その日、家に帰ってから、息子にその話をした。息子は、「えーっ!あいつそんなこと言ったの??」とビックリしていた。絶対にそんなことは言わないと信じているけれど、絶対にダメだからね?と息子に念押し。「言うわけないじゃん!」ということで話は終わった…はずだった。

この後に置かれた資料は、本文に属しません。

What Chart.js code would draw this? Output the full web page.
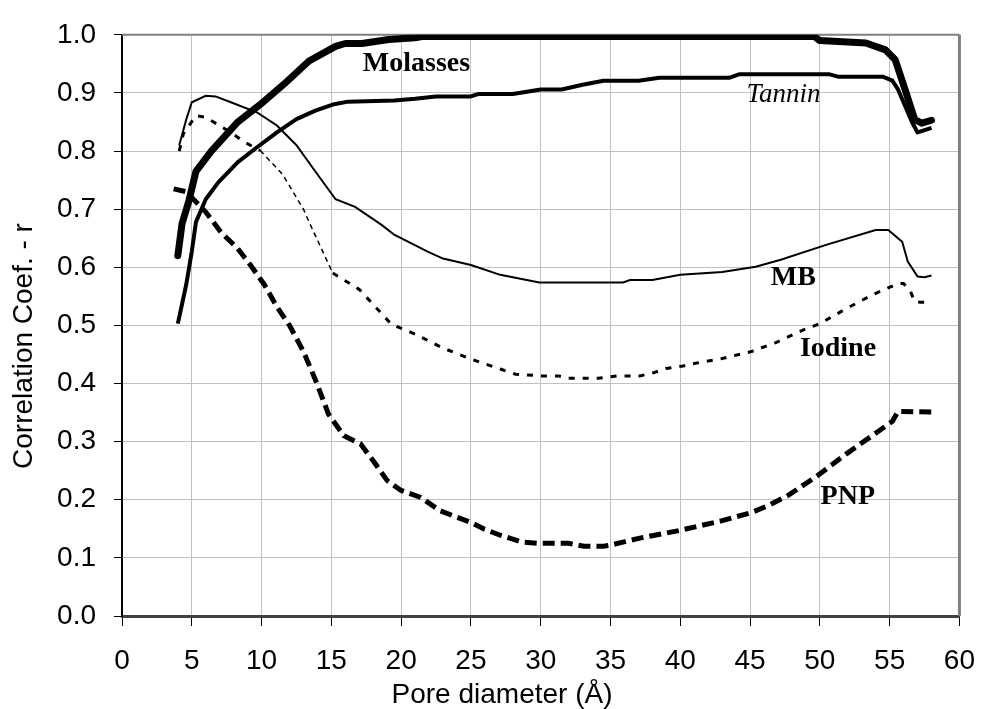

数日後、息子がちょっと話しにくそうに、私に言ってきた。
「あのさ、この間の〇〇くんのことなんだけど…たまたま今日、委員会の集まりがその子のクラスであったんだ。そしたら、その子と小学校が同じだった子が言ってたのが聞こえたんだけど、〇〇くん、小学校の時に、一時期、特別学級に行ってたんだって。この間の件、そういうことも関係あったりするのかな?と思って…」
おぉ…。予想外の展開…。思わず天を仰いでしまった。
「そうなんだ。教えてくれてありがとう…。もしかしたら、その子の特性が関係しているかもしれないね。悪い例みたいに言っちゃって、申し訳なかったね…」
息子は「知らなかったし、しょうがないよね!そりゃ、驚くよ!」と言ってくれたけれど、しばらく考えてしまった。

いろんな子がいる。見た目ではその子の苦手は分からない。多様性とは言っても、人の感情は正直で、いつでもコントロールできるわけではないし、嫌なものは嫌だし、傷つくし…。でも、一つ一つ向き合うのはキリがない。分からないこと、知らないことがあるのは当然だし、見方が変わることがプラスになることもあるけれど、マイナスになることもある。どちらを相手が望んでいるかも分からない。つくづく多様性って、人間関係って、コミュニケーションって難しいな…と思った。

ただ、息子がとても繊細に、この件を受け止めて、考えて、そっと私に教えてくれたことはとても嬉しかった。正解がないことだからこそ、その時々のベストを考えることが大事だよなぁ…と思った。
さぁ、私はこの話をどう生かそう。次に差し入れする時には、ミネラルウォーターも1本忍ばせようかな。どうしようかな。その時の気分でいいか。今度は驚かずに対応できる。それがちょっと嬉しい。